There are some ways to approach small talk and polite conversation if it’s something you want to explore and work towards feeling more comfortable with. Let’s take a look!

Adjust your attitude

In other words, try to see if you can reframe any negative thoughts into positive ones. Letting anxious thoughts swirl around your head will make you believe them, even if they aren’t true. Restructure those thoughts into confident and truthful statements e.g. ‘I’m good at chatting to people I’m comfortable with so I know I have the potential. I just need to practise’.

Be aware of your safety behaviours

Be aware of the safety behaviours you lean on (sometimes known as crutches). They can make us feel comfortable and help us cope (if only for a short time) but inevitably what they do is help us avoid the situation and feelings. This means we don’t actually face our fears and nothing changes or gets easier.

You don’t have to remove them completely because it can be too much, and any coping mechanisms or safety behaviours you might have can help with feelings of anxiety. You know yourself best! However, you can explore using them less often or in smaller ways instead. For example, you might normally avoid casual social situations completely, or avoid them in small ways such as using few words, not making eye contact, or thinking about yourself and how you are presenting to others. If so, see if you can make small goals with yourself to break them down e.g. aim to make eye contact more often or make a target of sharing one of your opinions on a topic when you engage in small talk.

Test your thoughts

If you’re having any negative thoughts about how people are perceiving you, it’s most likely not true. An example of safety behaviours from above could be thinking about yourself in social situations. This is when you focus all your attention internally and believe that the self-conscious thoughts you have about yourself must be true and that others believe it too, when really they don’t.

This can lead to increasing use of our safety behaviours, as they make us feel better or more in control. It can be nerve wracking to let go of these behaviours that make us feel safe, but without them you can’t tell whether your thoughts are distorting what is really happening.

See if you can shift your focus to what is happening around you and the words that people are speaking. Test out whether your thoughts are really true. For example, if you feel like people are watching you and judge what you say, pay attention to them and see if that really does happen. You’ll feel less inclined to believe those self-negating thoughts when you have real life evidence against them.

Mindfulness and CBT techniques can help with this – they’re all about taking your awareness elsewhere.

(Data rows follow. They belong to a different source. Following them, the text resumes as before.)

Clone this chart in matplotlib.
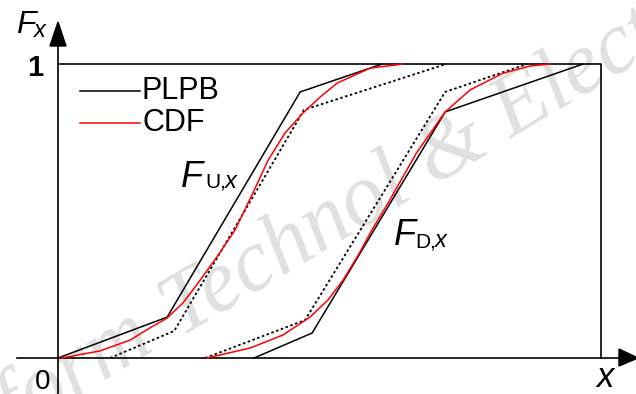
import matplotlib
matplotlib.use("Agg")
import matplotlib.pyplot as plt
from matplotlib.patches import Polygon

# piecewise-linear bounds (PLPB) and the CDFs, x in % of axis range, y = F_X
u_plpb_x = [0.0, 20.1, 44.6, 59.7]
u_plpb_y = [0.0, 0.139, 0.905, 1.0]
d_plpb_x = [36.1, 46.8, 71.3, 96.7]
d_plpb_y = [0.0, 0.085, 0.837, 1.0]

u_dot_x = [9.6, 21.4, 45.3, 71.5]
u_dot_y = [0.0, 0.092, 0.844, 1.0]
d_dot_x = [27.1, 45.5, 71.3, 86.4]
d_dot_y = [0.0, 0.129, 0.905, 1.0]

u_cdf_x = [0.7, 7.7, 13.3, 16.9, 20.1, 23.0, 26.2, 29.5, 32.6, 35.7, 38.7,
           41.8, 45.1, 48.3, 51.4, 57.5, 63.5]
u_cdf_y = [0.0, 0.024, 0.061, 0.102, 0.136, 0.187, 0.265, 0.350, 0.435, 0.554,
           0.673, 0.765, 0.833, 0.888, 0.935, 0.986, 1.0]
d_cdf_x = [27.4, 35.4, 41.4, 46.4, 49.7, 52.5, 55.3, 57.8, 61.1, 66.0, 71.3,
           75.9, 82.0, 86.9, 90.6]
d_cdf_y = [0.0, 0.034, 0.078, 0.139, 0.197, 0.265, 0.350, 0.435, 0.537, 0.697,
           0.837, 0.912, 0.969, 0.993, 1.0]

legend_labels = ["PLPB", "CDF"]


def X(px):
    return (px - 58) / 5.43


def Y(py):
    return (358 - py) / 294.0


fig = plt.figure(figsize=(6.36, 3.94), dpi=100)
ax = fig.add_axes([0, 0, 1, 1])
ax.set_xlim(X(0), X(636))
ax.set_ylim(Y(394), Y(0))
ax.axis("off")

sans = "Liberation Sans"

# watermark
wm = dict(family="Liberation Serif", style="italic", fontsize=63, color="#e0e0e0",
          rotation=31, rotation_mode="anchor", va="baseline", zorder=0)
ax.text(X(176), Y(338), "Front Inform ", ha="right", **wm)
ax.text(X(180), Y(338), "Technol & Electron Eng", ha="left", **wm)

# axes and frame
ax.plot([X(17), X(620)], [0, 0], color="black", lw=1.2, zorder=3)
ax.plot([0, 0], [Y(394), Y(44)], color="black", lw=1.2, zorder=3)
ax.plot([0, 100, 100], [1, 1, 0], color="black", lw=1.2, zorder=3)
ax.add_patch(Polygon([[X(619), Y(349)], [X(638), 0], [X(619), Y(366)]],
                     closed=True, color="black", zorder=3))
ax.add_patch(Polygon([[X(50), Y(46)], [0, Y(22)], [X(66), Y(46)]],
                     closed=True, color="black", zorder=3))

# curves
ax.plot(u_dot_x, u_dot_y, color="black", lw=1.3, ls=(0, (1.4, 1.4)), zorder=4)
ax.plot(d_dot_x, d_dot_y, color="black", lw=1.3, ls=(0, (1.4, 1.4)), zorder=4)
ax.plot(u_plpb_x, u_plpb_y, color="black", lw=1.1, zorder=5)
ax.plot(d_plpb_x, d_plpb_y, color="black", lw=1.1, zorder=5)
ax.plot(u_cdf_x, u_cdf_y, color="#ff0000", lw=1.1, zorder=6)
ax.plot(d_cdf_x, d_cdf_y, color="#ff0000", lw=1.1, zorder=6)

# legend drawn by hand
ax.plot([X(80), X(140)], [Y(91), Y(91)], color="black", lw=1.1)
ax.plot([X(80), X(140)], [Y(123), Y(123)], color="#ff0000", lw=1.1)
ax.text(X(142), Y(91), legend_labels[0], family=sans, fontsize=22, va="center", ha="left")
ax.text(X(142), Y(123), legend_labels[1], family=sans, fontsize=22, va="center", ha="left")

# tick labels and axis names
ax.text(X(43), Y(68), "1", family=sans, fontsize=21, fontweight="bold", ha="right", va="center")
ax.text(X(50), Y(389), "0", family=sans, fontsize=20, ha="right", va="baseline")
ax.text(X(605), Y(387), "x", family=sans, style="italic", fontsize=25, ha="center", va="baseline")
ax.text(X(16), Y(33), "F", family=sans, style="italic", fontsize=23, ha="left", va="baseline")
ax.text(X(34), Y(37), "x", family=sans, style="italic", fontsize=17, ha="left", va="baseline")

# curve labels
ax.text(X(181), Y(187), "F", family=sans, style="italic", fontsize=26, ha="left", va="baseline")
ax.text(X(205), Y(188), "U,", family=sans, fontsize=15, ha="left", va="baseline")
ax.text(X(225), Y(188), "x", family=sans, style="italic", fontsize=17, ha="left", va="baseline")
ax.text(X(394), Y(245), "F", family=sans, style="italic", fontsize=26, ha="left", va="baseline")
ax.text(X(415), Y(247), "D,", family=sans, fontsize=15, ha="left", va="baseline")
ax.text(X(435), Y(247), "x", family=sans, style="italic", fontsize=17, ha="left", va="baseline")

fig.savefig("out.png", dpi=100)
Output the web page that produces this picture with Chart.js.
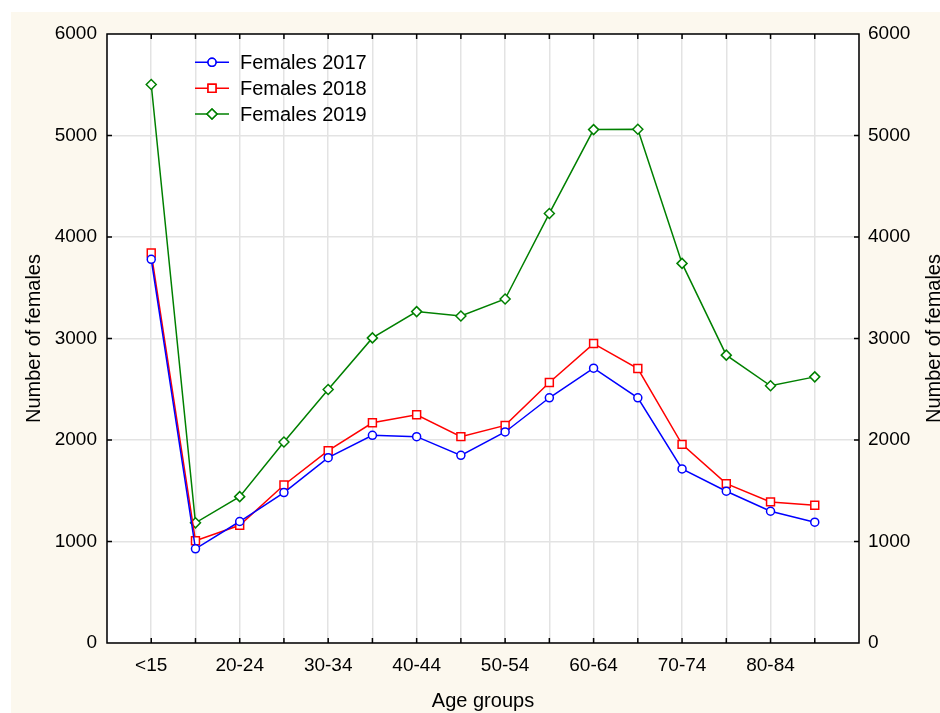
<!DOCTYPE html>
<html>
<head>
<meta charset="utf-8">
<script src="https://cdn.jsdelivr.net/npm/chart.js@4.4.1/dist/chart.umd.min.js"></script>
<style>
  html, body { margin: 0; padding: 0; background: #ffffff; overflow: hidden; }
  #wrap { position: relative; width: 940px; height: 713px; overflow: hidden; }
  #chart { position: absolute; left: 11px; top: 12px; background: #fcf8ee; }
</style>
</head>
<body>
<div id="wrap">
  <canvas id="chart" width="929" height="701" style="width:929px;height:701px"></canvas>
</div>
<script>
// Age groups on the x axis (only every other one gets a label)
const ageGroups = ['<15', '15-19', '20-24', '25-29', '30-34', '35-39', '40-44', '45-49',
    '50-54', '55-59', '60-64', '65-69', '70-74', '75-79', '80-84', '85+'];

// Number of females per age group
const females2017 = [3780, 928, 1197, 1482, 1826, 2046, 2033, 1849, 2079, 2416, 2708, 2416, 1715, 1495, 1298, 1190];
const females2018 = [3842, 1007, 1160, 1557, 1895, 2170, 2249, 2033, 2144, 2566, 2950, 2704, 1957, 1570, 1390, 1357];
const females2019 = [5502, 1184, 1442, 1980, 2498, 3006, 3265, 3222, 3389, 4232, 5058, 5061, 3740, 2836, 2534, 2622];

const seriesNames = ['Females 2017', 'Females 2018', 'Females 2019'];
const yMin = 0;
const yMax = 6000;
const yStep = 1000;

const FONT = 'Arial, "Liberation Sans", Helvetica, sans-serif';
const toPoints = (arr) => arr.map((v, i) => ({ x: i, y: v }));

// Cream page, white plot area
const plotBackground = {
    id: 'plotBackground',
    beforeDraw(chart) {
        const { ctx, chartArea: a } = chart;
        ctx.save();
        ctx.fillStyle = '#ffffff';
        ctx.fillRect(a.left, a.top, a.right - a.left, a.bottom - a.top);
        ctx.restore();
    }
};

// Black frame with small inward ticks on all four sides, plus the right axis title
const frameAndTicks = {
    id: 'frameAndTicks',
    afterDraw(chart) {
        const { ctx, chartArea: a, scales } = chart;
        const tick = 5;
        ctx.save();
        ctx.strokeStyle = '#000000';
        ctx.lineWidth = 1.5;
        ctx.strokeRect(a.left, a.top, a.right - a.left, a.bottom - a.top);
        ctx.beginPath();
        for (let i = 0; i < ageGroups.length; i++) {
            const x = scales.x.getPixelForValue(i);
            ctx.moveTo(x, a.bottom); ctx.lineTo(x, a.bottom - tick);
            ctx.moveTo(x, a.top); ctx.lineTo(x, a.top + tick);
        }
        for (let v = yMin + yStep; v < yMax; v += yStep) {
            const y = scales.y.getPixelForValue(v);
            ctx.moveTo(a.left, y); ctx.lineTo(a.left + tick, y);
            ctx.moveTo(a.right, y); ctx.lineTo(a.right - tick, y);
        }
        ctx.stroke();

        // right axis title reads bottom-to-top like the left one
        ctx.translate(923, (a.top + a.bottom) / 2);
        ctx.rotate(-Math.PI / 2);
        ctx.fillStyle = '#000000';
        ctx.font = '20px ' + FONT;
        ctx.textAlign = 'center';
        ctx.textBaseline = 'middle';
        ctx.fillText('Number of females', 0, 0);
        ctx.restore();
    }
};

// Legend drawn inside the plot, top-left
const innerLegend = {
    id: 'innerLegend',
    afterDatasetsDraw(chart) {
        const { ctx, chartArea: a } = chart;
        const x0 = a.left + 88;
        const x1 = a.left + 122;
        const xm = (x0 + x1) / 2;
        const rows = [a.top + 28.3, a.top + 54.3, a.top + 80];
        ctx.save();
        chart.data.datasets.forEach((ds, i) => {
            const y = rows[i];
            ctx.strokeStyle = ds.borderColor;
            ctx.lineWidth = 1.5;
            ctx.beginPath();
            ctx.moveTo(x0, y); ctx.lineTo(x1, y);
            ctx.stroke();
            Chart.helpers.drawPoint(ctx, {
                pointStyle: ds.pointStyle,
                radius: ds.pointRadius,
                borderWidth: ds.pointBorderWidth,
                rotation: 0
            }, xm, y);
            ctx.fillStyle = '#ffffff';
            ctx.fill();
            ctx.stroke();
            ctx.fillStyle = '#000000';
            ctx.font = '20px ' + FONT;
            ctx.textAlign = 'left';
            ctx.textBaseline = 'middle';
            ctx.fillText(ds.label, a.left + 133, y + 1);
        });
        ctx.restore();
    }
};

const makeSet = (label, data, color, style, radius) => ({
    label: label,
    data: toPoints(data),
    borderColor: color,
    backgroundColor: '#ffffff',
    borderWidth: 1.5,
    pointStyle: style,
    pointRadius: radius,
    pointBorderWidth: 1.5,
    pointBorderColor: color,
    pointBackgroundColor: '#ffffff',
    tension: 0
});

const gridColor = '#e3e3e3';
const plainNumber = (v) => String(v);

new Chart(document.getElementById('chart'), {
    type: 'line',
    data: {
        datasets: [
            makeSet(seriesNames[0], females2017, '#0000ff', 'circle', 4),
            makeSet(seriesNames[1], females2018, '#ff0000', 'rect', 5.6),
            makeSet(seriesNames[2], females2019, '#008000', 'rectRot', 5)
        ]
    },
    options: {
        responsive: false,
        animation: false,
        devicePixelRatio: 1,
        events: [],
        layout: { padding: { top: 22, left: 0, right: 0, bottom: 0 } },
        plugins: {
            legend: { display: false },
            tooltip: { enabled: false }
        },
        scales: {
            x: {
                type: 'linear',
                min: -1,
                max: ageGroups.length,
                afterFit: (s) => { s.height = 70; },
                border: { display: false },
                grid: { color: gridColor, lineWidth: 1.5, drawTicks: false },
                ticks: {
                    stepSize: 1,
                    autoSkip: false,
                    maxRotation: 0,
                    padding: 11,
                    color: '#000000',
                    font: { family: FONT, size: 19 },
                    callback: (v) => (v >= 0 && v < ageGroups.length && v % 2 === 0) ? ageGroups[v] : ''
                },
                title: {
                    display: true,
                    text: 'Age groups',
                    color: '#000000',
                    font: { family: FONT, size: 20 },
                    padding: { top: 0, bottom: 0 }
                }
            },
            y: {
                position: 'left',
                min: yMin,
                max: yMax,
                afterFit: (s) => { s.width = 96; },
                border: { display: false },
                grid: { color: gridColor, lineWidth: 1.5, drawTicks: false },
                ticks: {
                    stepSize: yStep,
                    padding: 10,
                    color: '#000000',
                    font: { family: FONT, size: 19 },
                    callback: plainNumber
                },
                title: {
                    display: true,
                    text: 'Number of females',
                    color: '#000000',
                    font: { family: FONT, size: 20 },
                    padding: { top: 11, bottom: 0 }
                }
            },
            y2: {
                position: 'right',
                min: yMin,
                max: yMax,
                afterFit: (s) => { s.width = 81; },
                border: { display: false },
                grid: { drawOnChartArea: false, drawTicks: false },
                ticks: {
                    stepSize: yStep,
                    padding: 9,
                    color: '#000000',
                    font: { family: FONT, size: 19 },
                    callback: plainNumber
                }
            }
        }
    },
    plugins: [plotBackground, innerLegend, frameAndTicks]
});
</script>
</body>
</html>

Keep some safe topics to hand

Sometimes people find it helps to script out what they can say in social situations. While it can genuinely help some, it’s not suitable for others. If you have tried this already and it only makes small talk more difficult, it’s best to keep some safe topics on hand that you can rely on when you need them.

Some topics include:

  • Family – does someone have a child doing exams, or a show coming up? See how it’s going.
  • Sport – Know someone who likes football or supports the local team? Ask a question about it. Keep in mind that people can have very strong opinions about particular teams (especially their own) so try to keep things light and positive.
  • Holiday plans – See what others have planned for vacation, bank holidays or even the weekend.
  • Hobbies – everybody has interests and hobbies and they’ll be happy to talk about something they love.
  • ‘Pop culture’ – new music, films being shown at the cinema, celebrity award shows, or the latest TV shows, etc are good options.

Not sure how to start talking to someone?

Start with ‘Hello, how’s it going?’. It’s as simple as that. Most people are friendly and they’ll be happy to engage in small talk. Conversations are about two way communication, so you won’t need to worry about handling it on your own – you’ll have a little help.

Take your time

If you are nervous about making small talk, or if you have social anxiety, take your time! You don’t need to rush or jump in at the deep end if it doesn’t feel like something you can do. You don’t need to join a big group and lead the conversation. Just do what you can, and what makes you comfortable. You can aim to take small and consistent steps forward to build your confidence over time. Progress at your own speed, rather than expecting it to appear instantly.

You may always feel nervous about small talk, just like many of us do with giving a presentation or going to a big social event. Everyone is different – but something that is the same for everyone is that you don’t need to perfect small talk immediately (or at all). It gets easier with time and practice, and you’ll get more and more confident about abilities.

After small talk

No matter how it went, congratulate yourself for doing something outside of your comfort zone. Try to focus on the things you did well and if any negative thoughts grow, remind yourself that it will help you learn for the next time.

Know when you need support

Anxiety is different for everyone and some people have a higher amount of stress from it than others. If you feel like it is overwhelming, and that maybe these tips seem impossible to even imagine doing, consider contacting your GP or mental health services who can help you cope with how you are feeling day to day.